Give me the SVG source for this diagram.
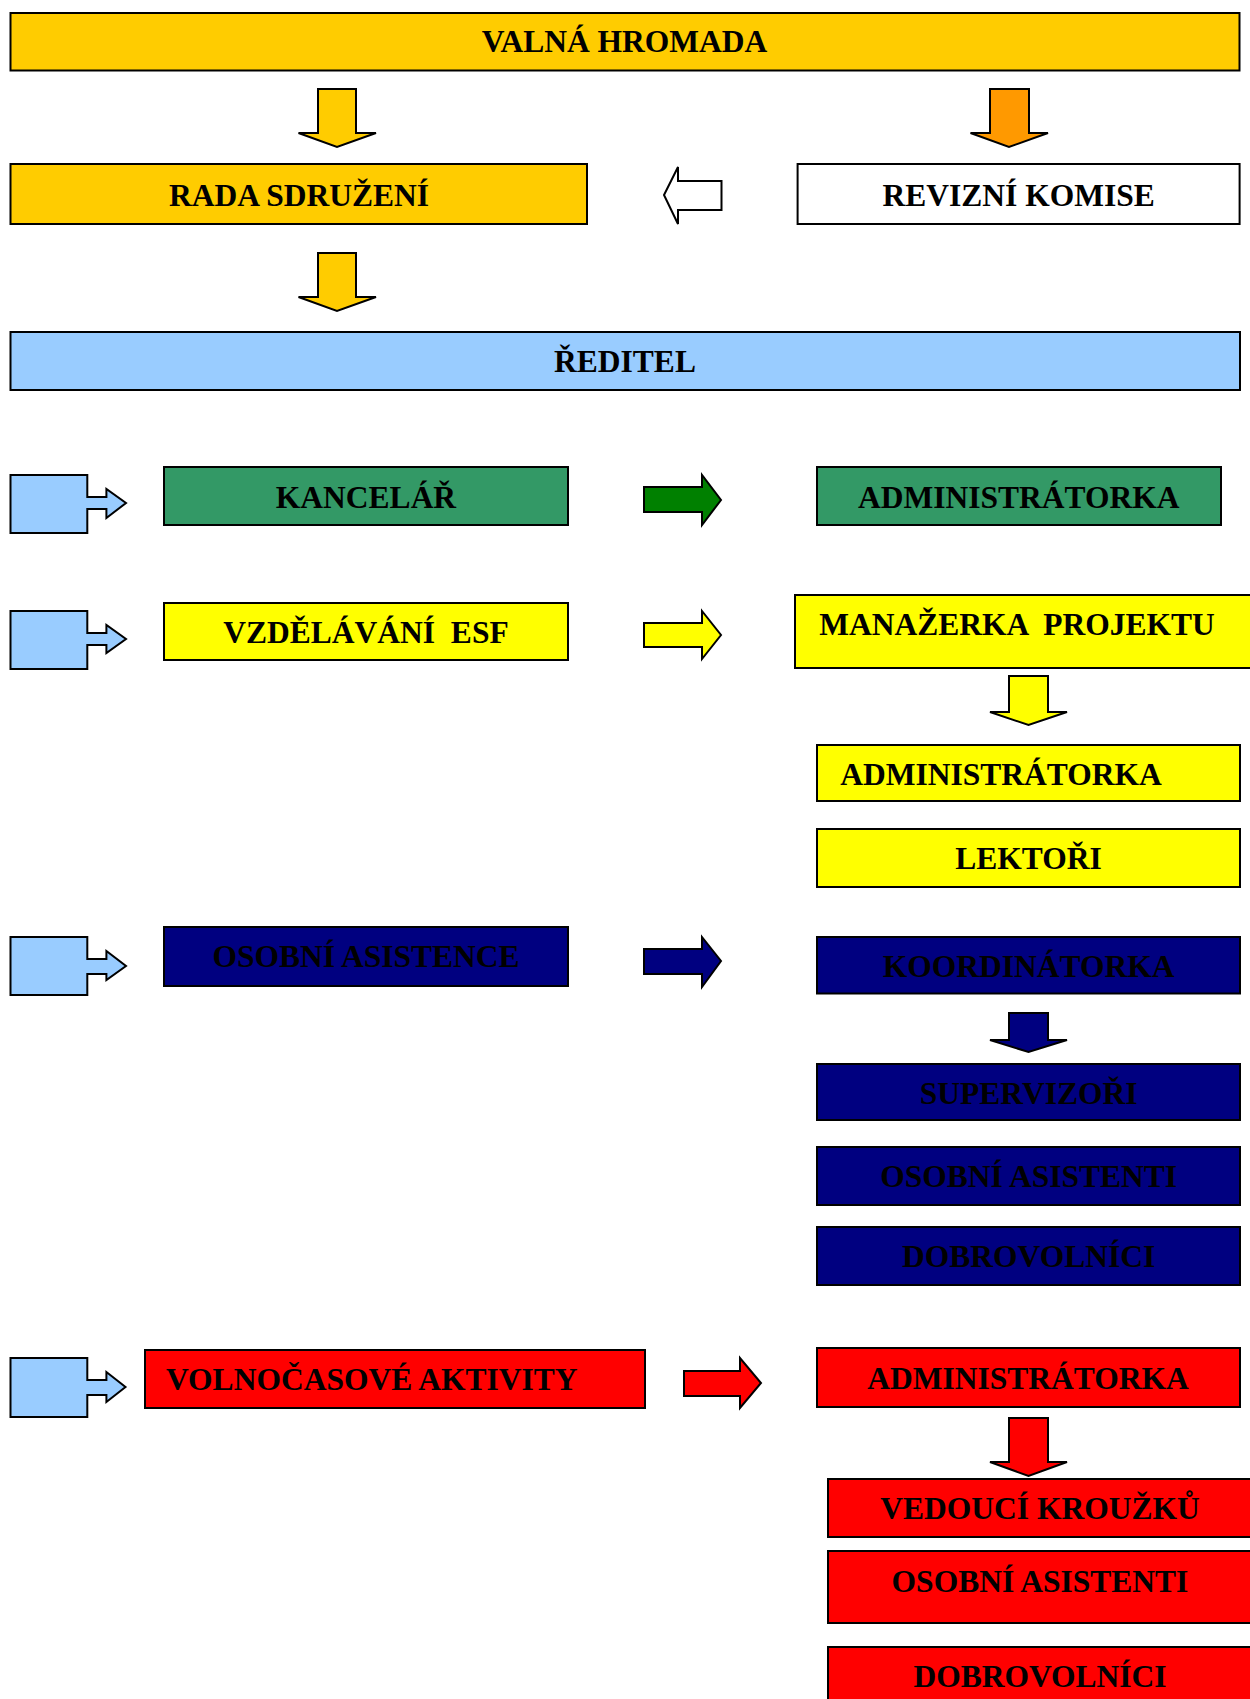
<svg xmlns="http://www.w3.org/2000/svg" width="1250" height="1699" viewBox="0 0 1250 1699">
<style>
  .box { stroke: #000; stroke-width: 2; }
  .arr { stroke: #000; stroke-width: 2; stroke-linejoin: miter; }
  .t { font-family: "Liberation Serif", "Times New Roman", serif; font-weight: bold; font-size: 31.5px; fill: #000; white-space: pre; }
  .m { text-anchor: middle; }
  .gold { fill: #FFCC00; }
  .orange { fill: #FF9900; }
  .sky { fill: #99CCFF; }
  .teal { fill: #339966; }
  .green { fill: #008000; }
  .yellow { fill: #FFFF00; }
  .navy { fill: #000080; }
  .red { fill: #FF0000; }
  .white { fill: #FFFFFF; }
</style>
<rect width="1250" height="1699" fill="#FFFFFF"/>

<g id="connectors">
  <!-- down arrows -->
  <path class="arr gold" d="M318,89 H356 V133 H376 L337,147 L298.5,133 H318 Z"/>
  <path class="arr orange" d="M990,89 H1029 V133 H1048 L1009,147 L970.5,133 H990 Z"/>
  <path class="arr gold" d="M318,253 H356 V297 H376 L337,311 L298.5,297 H318 Z"/>
  <path class="arr yellow" d="M1009,676 H1048 V712 H1067 L1028.5,725 L990,712 H1009 Z"/>
  <path class="arr navy" d="M1009,1013 H1048 V1040 H1067 L1028.5,1052 L990,1040 H1009 Z"/>
  <path class="arr red" d="M1009,1418 H1048 V1462 H1067 L1028.5,1476 L990,1462 H1009 Z"/>
  <!-- left arrow from revizni komise -->
  <path class="arr white" d="M721.5,181 V210 H678 V224 L664,195 L678,167 V181 Z"/>
  <!-- right arrows -->
  <path class="arr green" d="M644,487 H702 V475 L721,500 L702,525 V512 H644 Z"/>
  <path class="arr yellow" d="M644,623 H702 V611 L721,635 L702,659 V647 H644 Z"/>
  <path class="arr navy" d="M644,949 H702 V937 L721,961 L702,987 V974 H644 Z"/>
  <path class="arr red" d="M684,1371 H740 V1358 L761,1383 L740,1408 V1396 H684 Z"/>
  <!-- blue callouts from reditel -->
  <path class="arr sky" d="M10.5,475 H87.3 V497 H106.4 V489 L126,503 L106.4,518 V509 H87.3 V533 H10.5 Z"/>
  <path class="arr sky" d="M10.5,611 H87.3 V633 H106.4 V625 L126,639 L106.4,653 V645 H87.3 V669 H10.5 Z"/>
  <path class="arr sky" d="M10.5,937 H87.3 V959 H106.4 V951 L126,966 L106.4,980 V974 H87.3 V995 H10.5 Z"/>
  <path class="arr sky" d="M10.5,1358 H87.3 V1380 H106.4 V1372 L125.5,1387 L106.4,1402 V1395 H87.3 V1417 H10.5 Z"/>
</g>

<g id="valna-hromada">
  <rect class="box gold" x="10.5" y="13" width="1229" height="57.5"/>
  <text class="t m" x="624.5" y="52">VALNÁ HROMADA</text>
</g>
<g id="rada-sdruzeni">
  <rect class="box gold" x="10.5" y="164" width="576.5" height="60"/>
  <text class="t m" x="299" y="205.5">RADA SDRUŽENÍ</text>
</g>
<g id="revizni-komise">
  <rect class="box white" x="797.6" y="164" width="442" height="60"/>
  <text class="t m" x="1018.7" y="205.5">REVIZNÍ KOMISE</text>
</g>
<g id="reditel">
  <rect class="box sky" x="10.5" y="332" width="1229.5" height="58"/>
  <text class="t m" x="625" y="372">ŘEDITEL</text>
</g>

<g id="kancelar">
  <rect class="box teal" x="164" y="467" width="404" height="58"/>
  <text class="t m" x="366" y="507.5">KANCELÁŘ</text>
</g>
<g id="kancelar-administratorka">
  <rect class="box teal" x="817" y="467" width="404" height="58"/>
  <text class="t m" x="1018.7" y="507.5">ADMINISTRÁTORKA</text>
</g>

<g id="vzdelavani-esf">
  <rect class="box yellow" x="164" y="603" width="404" height="57"/>
  <text class="t m" x="366" y="642.5">VZDĚLÁVÁNÍ  ESF</text>
</g>
<g id="manazerka-projektu">
  <rect class="box yellow" x="795" y="595" width="470" height="73"/>
  <text class="t m" x="1017" y="635">MANAŽERKA  PROJEKTU</text>
</g>
<g id="esf-administratorka">
  <rect class="box yellow" x="817" y="745" width="423" height="56"/>
  <text class="t m" x="1001" y="785">ADMINISTRÁTORKA</text>
</g>
<g id="lektori">
  <rect class="box yellow" x="817" y="829" width="423" height="58"/>
  <text class="t m" x="1028.6" y="869">LEKTOŘI</text>
</g>

<g id="osobni-asistence">
  <rect class="box navy" x="164" y="927" width="404" height="59"/>
  <text class="t m" x="366" y="966.5">OSOBNÍ ASISTENCE</text>
</g>
<g id="koordinatorka">
  <rect class="box navy" x="817" y="937" width="423" height="56.5"/>
  <text class="t m" x="1028.6" y="977">KOORDINÁTORKA</text>
</g>
<g id="supervizori">
  <rect class="box navy" x="817" y="1064" width="423" height="56"/>
  <text class="t m" x="1028.6" y="1104">SUPERVIZOŘI</text>
</g>
<g id="oa-osobni-asistenti">
  <rect class="box navy" x="817" y="1147" width="423" height="58"/>
  <text class="t m" x="1028.6" y="1187">OSOBNÍ ASISTENTI</text>
</g>
<g id="oa-dobrovolnici">
  <rect class="box navy" x="817" y="1227" width="423" height="58"/>
  <text class="t m" x="1028.6" y="1266.5">DOBROVOLNÍCI</text>
</g>

<g id="volnocasove-aktivity">
  <rect class="box red" x="145" y="1350" width="500" height="58"/>
  <text class="t" x="166" y="1390">VOLNOČASOVÉ AKTIVITY</text>
</g>
<g id="va-administratorka">
  <rect class="box red" x="817" y="1348" width="423" height="59"/>
  <text class="t m" x="1028" y="1389">ADMINISTRÁTORKA</text>
</g>
<g id="vedouci-krouzku">
  <rect class="box red" x="828" y="1479" width="440" height="58"/>
  <text class="t m" x="1040" y="1519">VEDOUCÍ KROUŽKŮ</text>
</g>
<g id="va-osobni-asistenti">
  <rect class="box red" x="828" y="1551" width="440" height="72"/>
  <text class="t m" x="1040" y="1591.5">OSOBNÍ ASISTENTI</text>
</g>
<g id="va-dobrovolnici">
  <rect class="box red" x="828" y="1647" width="440" height="70"/>
  <text class="t m" x="1040" y="1686.5">DOBROVOLNÍCI</text>
</g>
</svg>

****************

# [Required task]
Every line above should be returned word for word, with the pictures left behind.

# [Result for this exercise]
Give me the SVG source for this diagram.
<svg xmlns="http://www.w3.org/2000/svg" width="1250" height="1699" viewBox="0 0 1250 1699">
<style>
  .box { stroke: #000; stroke-width: 2; }
  .arr { stroke: #000; stroke-width: 2; stroke-linejoin: miter; }
  .t { font-family: "Liberation Serif", "Times New Roman", serif; font-weight: bold; font-size: 31.5px; fill: #000; white-space: pre; }
  .m { text-anchor: middle; }
  .gold { fill: #FFCC00; }
  .orange { fill: #FF9900; }
  .sky { fill: #99CCFF; }
  .teal { fill: #339966; }
  .green { fill: #008000; }
  .yellow { fill: #FFFF00; }
  .navy { fill: #000080; }
  .red { fill: #FF0000; }
  .white { fill: #FFFFFF; }
</style>
<rect width="1250" height="1699" fill="#FFFFFF"/>

<g id="connectors">
  <!-- down arrows -->
  <path class="arr gold" d="M318,89 H356 V133 H376 L337,147 L298.5,133 H318 Z"/>
  <path class="arr orange" d="M990,89 H1029 V133 H1048 L1009,147 L970.5,133 H990 Z"/>
  <path class="arr gold" d="M318,253 H356 V297 H376 L337,311 L298.5,297 H318 Z"/>
  <path class="arr yellow" d="M1009,676 H1048 V712 H1067 L1028.5,725 L990,712 H1009 Z"/>
  <path class="arr navy" d="M1009,1013 H1048 V1040 H1067 L1028.5,1052 L990,1040 H1009 Z"/>
  <path class="arr red" d="M1009,1418 H1048 V1462 H1067 L1028.5,1476 L990,1462 H1009 Z"/>
  <!-- left arrow from revizni komise -->
  <path class="arr white" d="M721.5,181 V210 H678 V224 L664,195 L678,167 V181 Z"/>
  <!-- right arrows -->
  <path class="arr green" d="M644,487 H702 V475 L721,500 L702,525 V512 H644 Z"/>
  <path class="arr yellow" d="M644,623 H702 V611 L721,635 L702,659 V647 H644 Z"/>
  <path class="arr navy" d="M644,949 H702 V937 L721,961 L702,987 V974 H644 Z"/>
  <path class="arr red" d="M684,1371 H740 V1358 L761,1383 L740,1408 V1396 H684 Z"/>
  <!-- blue callouts from reditel -->
  <path class="arr sky" d="M10.5,475 H87.3 V497 H106.4 V489 L126,503 L106.4,518 V509 H87.3 V533 H10.5 Z"/>
  <path class="arr sky" d="M10.5,611 H87.3 V633 H106.4 V625 L126,639 L106.4,653 V645 H87.3 V669 H10.5 Z"/>
  <path class="arr sky" d="M10.5,937 H87.3 V959 H106.4 V951 L126,966 L106.4,980 V974 H87.3 V995 H10.5 Z"/>
  <path class="arr sky" d="M10.5,1358 H87.3 V1380 H106.4 V1372 L125.5,1387 L106.4,1402 V1395 H87.3 V1417 H10.5 Z"/>
</g>

<g id="valna-hromada">
  <rect class="box gold" x="10.5" y="13" width="1229" height="57.5"/>
  <text class="t m" x="624.5" y="52">VALNÁ HROMADA</text>
</g>
<g id="rada-sdruzeni">
  <rect class="box gold" x="10.5" y="164" width="576.5" height="60"/>
  <text class="t m" x="299" y="205.5">RADA SDRUŽENÍ</text>
</g>
<g id="revizni-komise">
  <rect class="box white" x="797.6" y="164" width="442" height="60"/>
  <text class="t m" x="1018.7" y="205.5">REVIZNÍ KOMISE</text>
</g>
<g id="reditel">
  <rect class="box sky" x="10.5" y="332" width="1229.5" height="58"/>
  <text class="t m" x="625" y="372">ŘEDITEL</text>
</g>

<g id="kancelar">
  <rect class="box teal" x="164" y="467" width="404" height="58"/>
  <text class="t m" x="366" y="507.5">KANCELÁŘ</text>
</g>
<g id="kancelar-administratorka">
  <rect class="box teal" x="817" y="467" width="404" height="58"/>
  <text class="t m" x="1018.7" y="507.5">ADMINISTRÁTORKA</text>
</g>

<g id="vzdelavani-esf">
  <rect class="box yellow" x="164" y="603" width="404" height="57"/>
  <text class="t m" x="366" y="642.5">VZDĚLÁVÁNÍ  ESF</text>
</g>
<g id="manazerka-projektu">
  <rect class="box yellow" x="795" y="595" width="470" height="73"/>
  <text class="t m" x="1017" y="635">MANAŽERKA  PROJEKTU</text>
</g>
<g id="esf-administratorka">
  <rect class="box yellow" x="817" y="745" width="423" height="56"/>
  <text class="t m" x="1001" y="785">ADMINISTRÁTORKA</text>
</g>
<g id="lektori">
  <rect class="box yellow" x="817" y="829" width="423" height="58"/>
  <text class="t m" x="1028.6" y="869">LEKTOŘI</text>
</g>

<g id="osobni-asistence">
  <rect class="box navy" x="164" y="927" width="404" height="59"/>
  <text class="t m" x="366" y="966.5">OSOBNÍ ASISTENCE</text>
</g>
<g id="koordinatorka">
  <rect class="box navy" x="817" y="937" width="423" height="56.5"/>
  <text class="t m" x="1028.6" y="977">KOORDINÁTORKA</text>
</g>
<g id="supervizori">
  <rect class="box navy" x="817" y="1064" width="423" height="56"/>
  <text class="t m" x="1028.6" y="1104">SUPERVIZOŘI</text>
</g>
<g id="oa-osobni-asistenti">
  <rect class="box navy" x="817" y="1147" width="423" height="58"/>
  <text class="t m" x="1028.6" y="1187">OSOBNÍ ASISTENTI</text>
</g>
<g id="oa-dobrovolnici">
  <rect class="box navy" x="817" y="1227" width="423" height="58"/>
  <text class="t m" x="1028.6" y="1266.5">DOBROVOLNÍCI</text>
</g>

<g id="volnocasove-aktivity">
  <rect class="box red" x="145" y="1350" width="500" height="58"/>
  <text class="t" x="166" y="1390">VOLNOČASOVÉ AKTIVITY</text>
</g>
<g id="va-administratorka">
  <rect class="box red" x="817" y="1348" width="423" height="59"/>
  <text class="t m" x="1028" y="1389">ADMINISTRÁTORKA</text>
</g>
<g id="vedouci-krouzku">
  <rect class="box red" x="828" y="1479" width="440" height="58"/>
  <text class="t m" x="1040" y="1519">VEDOUCÍ KROUŽKŮ</text>
</g>
<g id="va-osobni-asistenti">
  <rect class="box red" x="828" y="1551" width="440" height="72"/>
  <text class="t m" x="1040" y="1591.5">OSOBNÍ ASISTENTI</text>
</g>
<g id="va-dobrovolnici">
  <rect class="box red" x="828" y="1647" width="440" height="70"/>
  <text class="t m" x="1040" y="1686.5">DOBROVOLNÍCI</text>
</g>
</svg>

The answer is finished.